= To do =
Please write out the lines of the data exactly, beginning with the first and ending with the line containing "from bokeh.resources import INLINE"; leave the pictures behind.

··· Data provided

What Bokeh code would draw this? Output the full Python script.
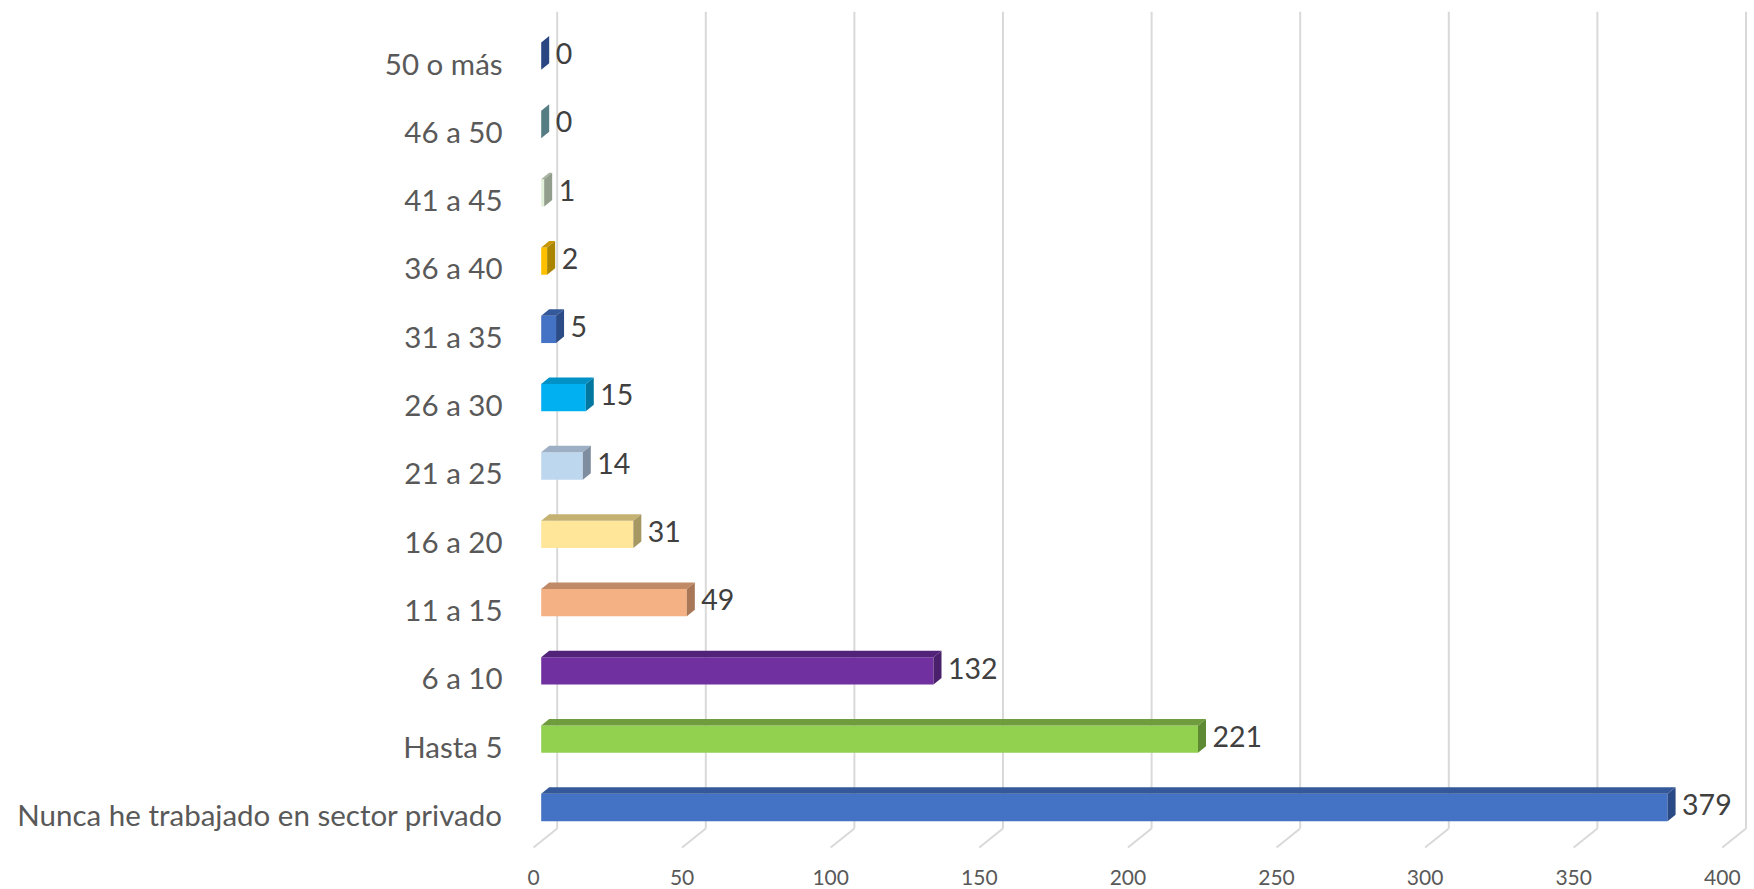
from bokeh.plotting import figure
from bokeh.models import Range1d
from bokeh.core.properties import value
from bokeh.embed import file_html
from bokeh.resources import INLINE

# ---------------- data ----------------
categories = ["Nunca he trabajado en sector privado", "Hasta 5", "6 a 10", "11 a 15",
              "16 a 20", "21 a 25", "26 a 30", "31 a 35", "36 a 40", "41 a 45",
              "46 a 50", "50 o más"]
counts = [379, 221, 132, 49, 31, 14, 15, 5, 2, 1, 0, 0]
ticks = [0, 50, 100, 150, 200, 250, 300, 350, 400]

front_colors = ["#4472C4", "#92D050", "#7030A0", "#F4B183", "#FFE699", "#BDD7EE",
                "#00B0F0", "#4472C4", "#FFC000", "#E2EFDA", "#6A9AA0", "#2F5597"]
top_colors = ["#34599A", "#6F9C3D", "#522479", "#C08A67", "#C5B273", "#9CAFC4",
              "#0091C7", "#34599A", "#C99700", "#A5AF9D", "#5C858B", "#284880"]
side_colors = ["#2A4A86", "#5E8A33", "#4A206C", "#A77757", "#A69862", "#7E8DA0",
               "#00779F", "#2C4C88", "#AA8500", "#939D8C", "#557D83", "#2A4784"]

# ---------------- style / 3D geometry (in data units) ----------------
PX = 2.972      # px per value unit
PY = 68.3       # px per category
BAR_H = 0.40
DX = 8.0 / PX   # bar depth in x
DY = 6.5 / PY   # bar depth in y
WALL_DX = 16.0 / PX
FLOOR_DX = -7.7 / PX
WALL_Y0 = -0.307
FLOOR_Y = -0.586
WALL_TOP = 11.65
FONT = value("Lato")

W, H = 1754, 889
x0 = -540.7 / PX
y0 = -(H - 807) / PY

p = figure(width=W, height=H, x_range=Range1d(x0, x0 + W / PX),
           y_range=Range1d(y0, y0 + H / PY), min_border=0,
           toolbar_location=None, output_backend="svg")
p.xaxis.visible = False
p.yaxis.visible = False
p.grid.visible = False
p.outline_line_color = None
p.background_fill_color = "white"
p.border_fill_color = "white"

# back-wall gridlines and floor lines
gx_back = [t + WALL_DX for t in ticks]
gx_front = [t + FLOOR_DX for t in ticks]
p.segment(x0=gx_back, y0=[WALL_Y0] * len(ticks), x1=gx_back, y1=[WALL_TOP] * len(ticks),
          line_color="#D9D9D9", line_width=2)
p.segment(x0=gx_back, y0=[WALL_Y0] * len(ticks), x1=gx_front, y1=[FLOOR_Y] * len(ticks),
          line_color="#D9D9D9", line_width=2)

idx = list(range(len(categories)))

# bars: front face
p.hbar(y=idx, left=0, right=counts, height=BAR_H, fill_color=front_colors, line_color=None)

# top and side faces
top_xs, top_ys, side_xs, side_ys = [], [], [], []
for i, v in zip(idx, counts):
    yt = i + BAR_H / 2
    yb = i - BAR_H / 2
    top_xs.append([0, v, v + DX, DX])
    top_ys.append([yt, yt, yt + DY, yt + DY])
    side_xs.append([v, v + DX, v + DX, v])
    side_ys.append([yb, yb + DY, yt + DY, yt])
p.patches(xs=top_xs, ys=top_ys, fill_color=top_colors, line_color=None)
p.patches(xs=side_xs, ys=side_ys, fill_color=side_colors, line_color=None)

# value labels
p.text(x=[v + DX + 6.5 / PX for v in counts], y=[i + 0.04 for i in idx],
       text=[str(v) for v in counts], text_align="left", text_baseline="middle",
       text_font=FONT, text_font_size="28.5px", text_color="#404040")

# category labels
p.text(x=[-13.0] * len(categories), y=[i - 0.1 for i in idx], text=categories,
       text_align="right", text_baseline="middle", text_font=FONT,
       text_font_size="29.5px", text_color="#595959")

# value axis tick labels (front floor)
p.text(x=gx_front, y=[-1.025] * len(ticks), text=[str(t) for t in ticks],
       text_align="center", text_baseline="middle", text_font=FONT,
       text_font_size="21px", text_color="#595959")

open("out.html", "w").write(file_html(p, INLINE))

······

= Full answer =
What Bokeh code would draw this? Output the full Python script.
from bokeh.plotting import figure
from bokeh.models import Range1d
from bokeh.core.properties import value
from bokeh.embed import file_html
from bokeh.resources import INLINE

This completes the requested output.